The main business of the day was a visit to the BH's natal house, a proceeding which involved driving through London on this busy, but non congestion charging, day. Managed to get to our first flat in Lordship Lane in N22 without too much bother. Flat still there, but a little more shabby that I remember it. And the shops around do not look quite as lively. Butchers and bakers all gone. Then onto Patisserie Valerie in Torrington Place for elevenses, in my case lemon tea and frangipane tarte (almond). This last turned out to be a rather sophisticated, and improved, version of our own Bakewell Tart. Lighter with less icing than the Cheam edition. With the added plus of coming in four flavours. By happy coincidence, we had parked very nearly outside Newman House, the central London Catholic Chaplaincy, the basement of which I used to know quite well, many years ago.

Thus fortified, was able to negociate Trafalgar Square, Stockwell, Brixton and Herne Hill (the last three of which proved a bit hairy) and find our way to Milkwood Road. After getting direction from a middle aged lady with beautiful accents from I know not where, and whose careful direction I failed to follow quite carefully enough, found the house in question, still there and not much altered, beyond a new house having been built in what had been the road next door. Many happy snaps of FIL and BH standing outside. No-one appeared to be at home so we were not able to invite ourselves in for a dekko.

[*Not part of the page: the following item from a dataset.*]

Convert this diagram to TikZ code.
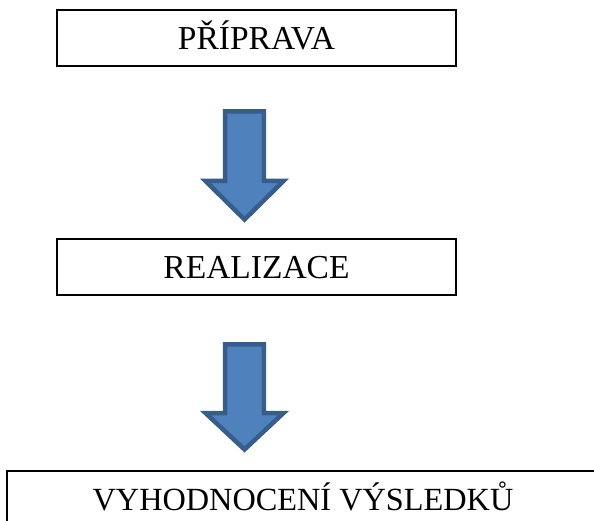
\documentclass[tikz,border=0pt]{standalone}
\usepackage{fontspec}
\setmainfont{Liberation Serif}
\definecolor{arrowfill}{HTML}{4F81BD}
\definecolor{arrowline}{HTML}{385D8A}
\tikzset{
  stagebox/.style={draw=black, line width=1.2pt, fill=white, inner sep=0pt,
    text height=23pt, text depth=0pt, minimum height=56pt,
    font=\fontsize{33.5}{40}\selectfont},
  blockarrow/.style={fill=arrowfill, draw=arrowline, line width=4.5pt, line join=miter}
}
\newcommand\dnarrow[4]{% x, top, head, tip
  \path[blockarrow] (#1-19.3,#2) -- (#1+19.3,#2) -- (#1+19.3,#3) -- (#1+39,#3)
    -- (#1,#4) -- (#1-39,#3) -- (#1-19.3,#3) -- cycle;}
\begin{document}
\begin{tikzpicture}[x=1pt,y=-1pt]
\useasboundingbox (0,0) rectangle (594,521);
\begin{scope}
\clip (0,0) rectangle (594,521);
\node[stagebox, minimum width=399pt] (prep) at (256.5,38) {PŘÍPRAVA};
\node[stagebox, minimum width=399pt] (real) at (256.5,267) {REALIZACE};
\node[stagebox, minimum width=592pt, text height=22pt, font=\fontsize{32.3}{38}\selectfont] (eval) at (303,499) {VYHODNOCENÍ VÝSLEDKŮ};
\dnarrow{244.5}{111.3}{181}{219.5}
\dnarrow{244.5}{344.3}{413}{449.5}
\end{scope}
\end{tikzpicture}
\end{document}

And I close with a technical moan. These last lines of this posting appear immediately above the first lines of the last posting. Which gives rise to an irritating discontinuity which would be erradicated if the last posting appeared at the bottom of the heap rather than the top, with display starting at the bottom rather than the top. Maybe I shall have to find my way onto some bloggers only forum to make my pitch. There must be one.